#### To be done
Using the data beneath, show every line that includes the word "page".

#### Entries
━━━━━━━━━━━━━━━━━━━━━━━━━━━━━━
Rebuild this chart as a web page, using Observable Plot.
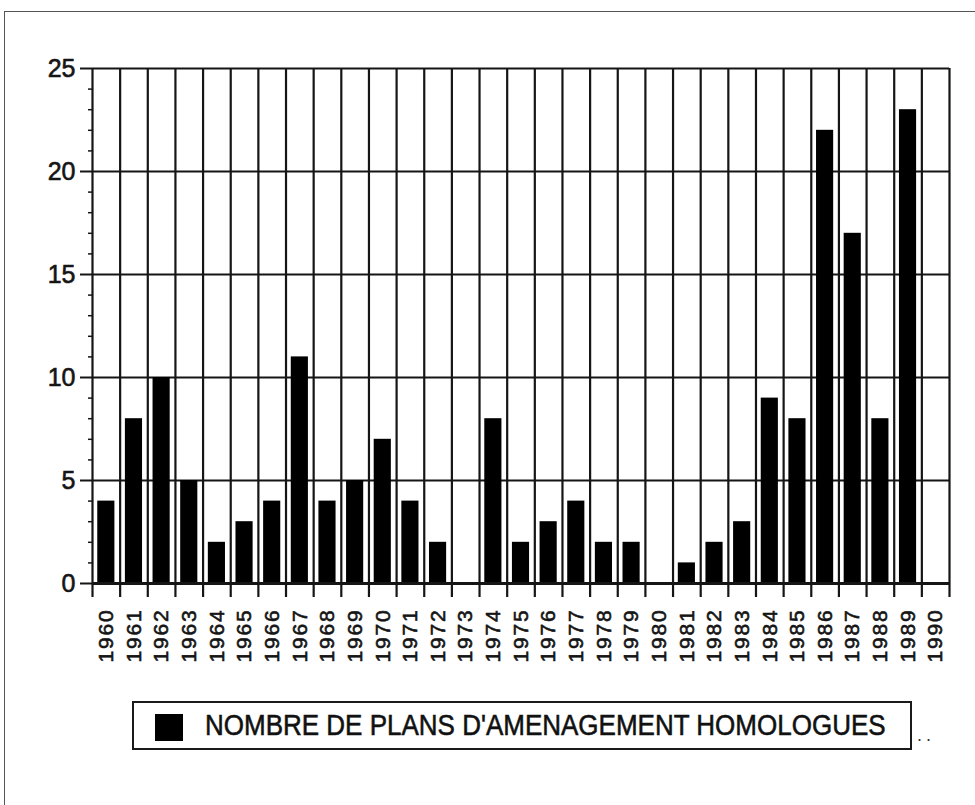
━━━━━━━━━━━━━━━━━━━━━━━━━━━━━━
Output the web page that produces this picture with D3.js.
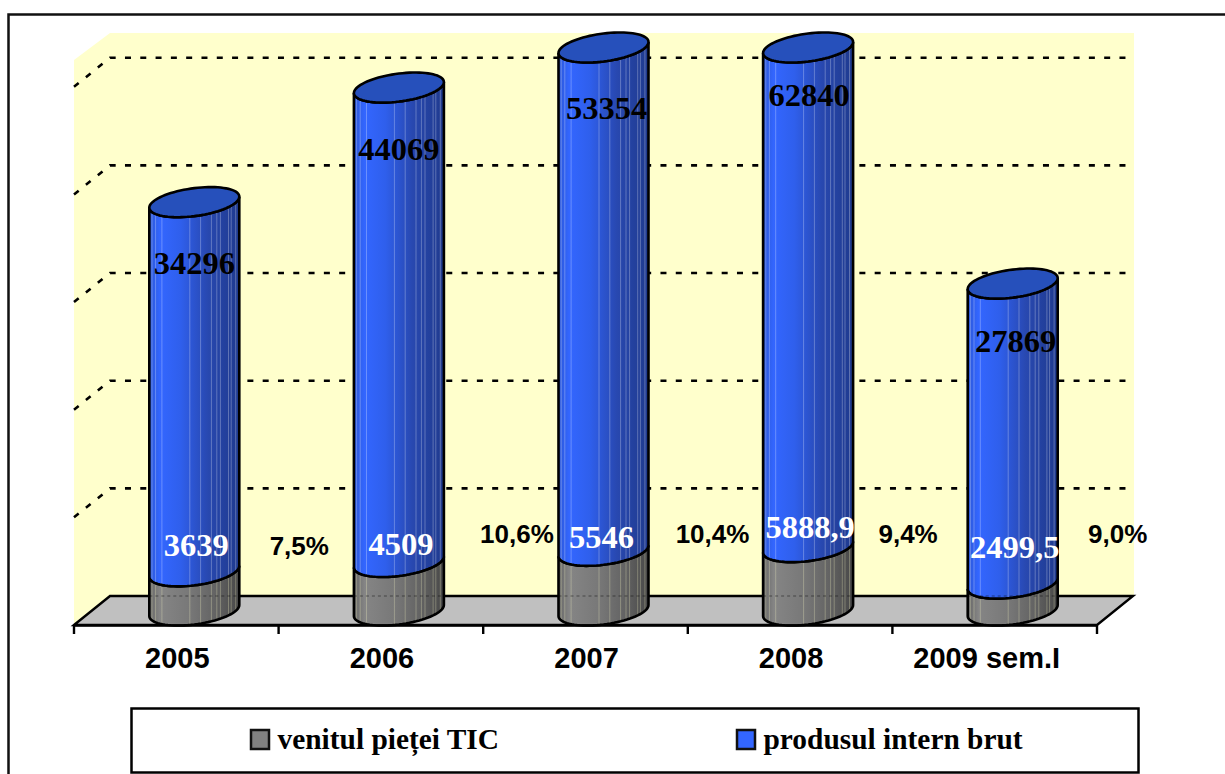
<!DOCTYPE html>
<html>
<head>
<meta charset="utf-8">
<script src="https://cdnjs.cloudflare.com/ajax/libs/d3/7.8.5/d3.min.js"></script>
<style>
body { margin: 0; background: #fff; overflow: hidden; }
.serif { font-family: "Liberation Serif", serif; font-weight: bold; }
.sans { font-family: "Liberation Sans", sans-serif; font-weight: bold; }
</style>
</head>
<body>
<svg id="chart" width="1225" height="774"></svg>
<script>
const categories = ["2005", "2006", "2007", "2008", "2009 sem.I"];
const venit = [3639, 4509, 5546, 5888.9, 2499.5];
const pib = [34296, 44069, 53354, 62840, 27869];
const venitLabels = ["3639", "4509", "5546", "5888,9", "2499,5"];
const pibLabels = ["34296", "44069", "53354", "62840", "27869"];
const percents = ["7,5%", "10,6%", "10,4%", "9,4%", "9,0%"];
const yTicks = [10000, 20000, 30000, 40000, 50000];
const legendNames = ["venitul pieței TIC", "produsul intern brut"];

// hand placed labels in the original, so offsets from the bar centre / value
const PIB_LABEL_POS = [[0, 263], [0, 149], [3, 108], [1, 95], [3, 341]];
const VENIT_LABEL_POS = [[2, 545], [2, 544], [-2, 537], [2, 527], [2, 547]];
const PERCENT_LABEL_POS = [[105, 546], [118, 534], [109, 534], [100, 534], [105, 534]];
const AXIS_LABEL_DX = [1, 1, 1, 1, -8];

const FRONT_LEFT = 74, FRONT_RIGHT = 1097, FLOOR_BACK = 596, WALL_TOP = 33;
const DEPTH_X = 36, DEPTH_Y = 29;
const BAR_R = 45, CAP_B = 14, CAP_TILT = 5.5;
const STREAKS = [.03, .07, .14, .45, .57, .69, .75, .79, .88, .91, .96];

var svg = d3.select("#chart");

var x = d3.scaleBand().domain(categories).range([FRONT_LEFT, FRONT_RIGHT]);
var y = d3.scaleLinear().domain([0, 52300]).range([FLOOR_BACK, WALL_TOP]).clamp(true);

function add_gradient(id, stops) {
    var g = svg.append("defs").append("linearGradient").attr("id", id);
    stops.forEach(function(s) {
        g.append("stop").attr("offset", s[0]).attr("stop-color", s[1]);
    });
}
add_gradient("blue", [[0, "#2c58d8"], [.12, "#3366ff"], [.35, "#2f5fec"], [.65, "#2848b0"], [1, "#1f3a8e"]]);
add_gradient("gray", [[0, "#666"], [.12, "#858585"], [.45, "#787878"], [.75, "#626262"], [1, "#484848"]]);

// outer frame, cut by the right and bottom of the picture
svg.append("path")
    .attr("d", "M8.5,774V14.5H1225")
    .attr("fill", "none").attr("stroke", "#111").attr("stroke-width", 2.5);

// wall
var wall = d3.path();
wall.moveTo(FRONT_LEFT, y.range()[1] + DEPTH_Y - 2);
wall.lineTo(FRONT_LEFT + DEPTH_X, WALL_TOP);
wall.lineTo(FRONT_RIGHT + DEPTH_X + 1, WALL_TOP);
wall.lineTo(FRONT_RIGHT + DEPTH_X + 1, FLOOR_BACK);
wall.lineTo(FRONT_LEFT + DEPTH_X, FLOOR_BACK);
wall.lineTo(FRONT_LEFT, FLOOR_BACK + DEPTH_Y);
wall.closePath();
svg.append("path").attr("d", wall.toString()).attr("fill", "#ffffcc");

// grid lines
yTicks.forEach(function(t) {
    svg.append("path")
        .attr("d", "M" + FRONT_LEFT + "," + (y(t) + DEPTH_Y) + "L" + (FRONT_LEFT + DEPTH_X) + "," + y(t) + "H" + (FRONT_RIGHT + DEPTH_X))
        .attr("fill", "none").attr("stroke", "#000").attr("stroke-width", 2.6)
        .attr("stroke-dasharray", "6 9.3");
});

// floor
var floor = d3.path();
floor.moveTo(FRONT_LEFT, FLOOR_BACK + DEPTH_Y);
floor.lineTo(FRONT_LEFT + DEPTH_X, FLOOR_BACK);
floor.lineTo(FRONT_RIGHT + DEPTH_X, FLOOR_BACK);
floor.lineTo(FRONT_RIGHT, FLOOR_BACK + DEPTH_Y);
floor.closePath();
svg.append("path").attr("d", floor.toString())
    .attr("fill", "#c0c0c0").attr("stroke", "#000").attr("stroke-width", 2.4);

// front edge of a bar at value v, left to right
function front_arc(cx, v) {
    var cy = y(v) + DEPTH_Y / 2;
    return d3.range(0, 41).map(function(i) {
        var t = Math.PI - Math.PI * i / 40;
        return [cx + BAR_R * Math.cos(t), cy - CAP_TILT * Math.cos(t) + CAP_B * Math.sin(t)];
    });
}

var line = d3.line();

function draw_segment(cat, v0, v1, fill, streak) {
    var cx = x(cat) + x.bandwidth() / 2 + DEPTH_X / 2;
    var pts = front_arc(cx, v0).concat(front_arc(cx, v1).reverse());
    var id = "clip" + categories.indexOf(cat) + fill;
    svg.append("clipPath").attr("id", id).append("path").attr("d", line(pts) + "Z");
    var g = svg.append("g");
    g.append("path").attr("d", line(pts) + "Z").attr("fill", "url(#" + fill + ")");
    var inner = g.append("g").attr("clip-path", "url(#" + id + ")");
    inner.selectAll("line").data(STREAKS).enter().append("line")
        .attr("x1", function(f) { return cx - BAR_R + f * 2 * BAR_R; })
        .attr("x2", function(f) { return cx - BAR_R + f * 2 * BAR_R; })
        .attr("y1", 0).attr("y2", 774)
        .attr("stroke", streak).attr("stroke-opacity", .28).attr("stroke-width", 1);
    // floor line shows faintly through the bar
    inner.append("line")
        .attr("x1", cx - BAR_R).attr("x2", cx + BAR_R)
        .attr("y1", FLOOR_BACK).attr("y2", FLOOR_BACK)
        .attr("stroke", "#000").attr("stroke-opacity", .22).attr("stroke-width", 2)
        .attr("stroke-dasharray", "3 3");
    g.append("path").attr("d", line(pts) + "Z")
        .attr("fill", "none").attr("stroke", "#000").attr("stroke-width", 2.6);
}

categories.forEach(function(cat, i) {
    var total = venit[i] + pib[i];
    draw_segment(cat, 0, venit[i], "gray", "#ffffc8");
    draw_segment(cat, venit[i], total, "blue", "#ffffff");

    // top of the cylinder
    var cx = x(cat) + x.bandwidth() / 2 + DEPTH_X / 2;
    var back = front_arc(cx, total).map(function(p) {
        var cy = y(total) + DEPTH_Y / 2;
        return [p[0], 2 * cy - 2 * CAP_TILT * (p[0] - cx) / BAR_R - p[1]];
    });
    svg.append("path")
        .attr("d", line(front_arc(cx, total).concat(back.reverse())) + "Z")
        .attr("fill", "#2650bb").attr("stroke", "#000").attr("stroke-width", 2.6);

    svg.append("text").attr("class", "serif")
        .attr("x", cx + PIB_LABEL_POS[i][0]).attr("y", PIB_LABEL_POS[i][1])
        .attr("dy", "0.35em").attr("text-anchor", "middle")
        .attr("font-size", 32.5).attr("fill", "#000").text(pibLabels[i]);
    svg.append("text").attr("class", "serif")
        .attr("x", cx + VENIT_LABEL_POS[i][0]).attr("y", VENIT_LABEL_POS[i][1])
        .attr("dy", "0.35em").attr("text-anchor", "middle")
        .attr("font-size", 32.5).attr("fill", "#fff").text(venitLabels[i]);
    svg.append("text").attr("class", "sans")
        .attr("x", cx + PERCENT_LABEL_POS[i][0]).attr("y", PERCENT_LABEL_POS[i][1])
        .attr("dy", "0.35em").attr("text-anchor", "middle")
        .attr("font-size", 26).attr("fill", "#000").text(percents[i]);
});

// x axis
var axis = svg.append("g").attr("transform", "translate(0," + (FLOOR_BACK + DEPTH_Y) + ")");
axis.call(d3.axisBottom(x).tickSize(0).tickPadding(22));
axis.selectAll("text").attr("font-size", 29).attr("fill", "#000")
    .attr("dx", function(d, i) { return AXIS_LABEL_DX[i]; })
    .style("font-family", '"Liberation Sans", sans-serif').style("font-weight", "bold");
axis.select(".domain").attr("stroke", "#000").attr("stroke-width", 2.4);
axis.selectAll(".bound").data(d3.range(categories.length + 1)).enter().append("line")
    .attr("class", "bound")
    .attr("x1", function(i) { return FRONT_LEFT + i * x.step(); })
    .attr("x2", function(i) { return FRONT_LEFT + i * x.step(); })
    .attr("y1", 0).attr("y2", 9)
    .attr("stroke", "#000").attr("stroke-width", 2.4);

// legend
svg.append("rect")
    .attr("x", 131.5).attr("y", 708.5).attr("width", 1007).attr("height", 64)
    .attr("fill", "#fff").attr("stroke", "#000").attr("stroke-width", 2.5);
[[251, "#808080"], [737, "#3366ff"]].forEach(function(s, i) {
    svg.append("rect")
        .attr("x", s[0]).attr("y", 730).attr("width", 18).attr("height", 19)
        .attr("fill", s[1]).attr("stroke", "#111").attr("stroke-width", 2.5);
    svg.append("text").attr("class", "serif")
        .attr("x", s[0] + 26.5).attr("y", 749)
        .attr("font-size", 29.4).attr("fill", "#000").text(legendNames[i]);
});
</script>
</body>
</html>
━━━━━━━━━━━━━━━━━━━━━━━━━━━━━━
#### Exercise answer
Rebuild this chart as a web page, using Observable Plot.
Output the web page that produces this picture with D3.js.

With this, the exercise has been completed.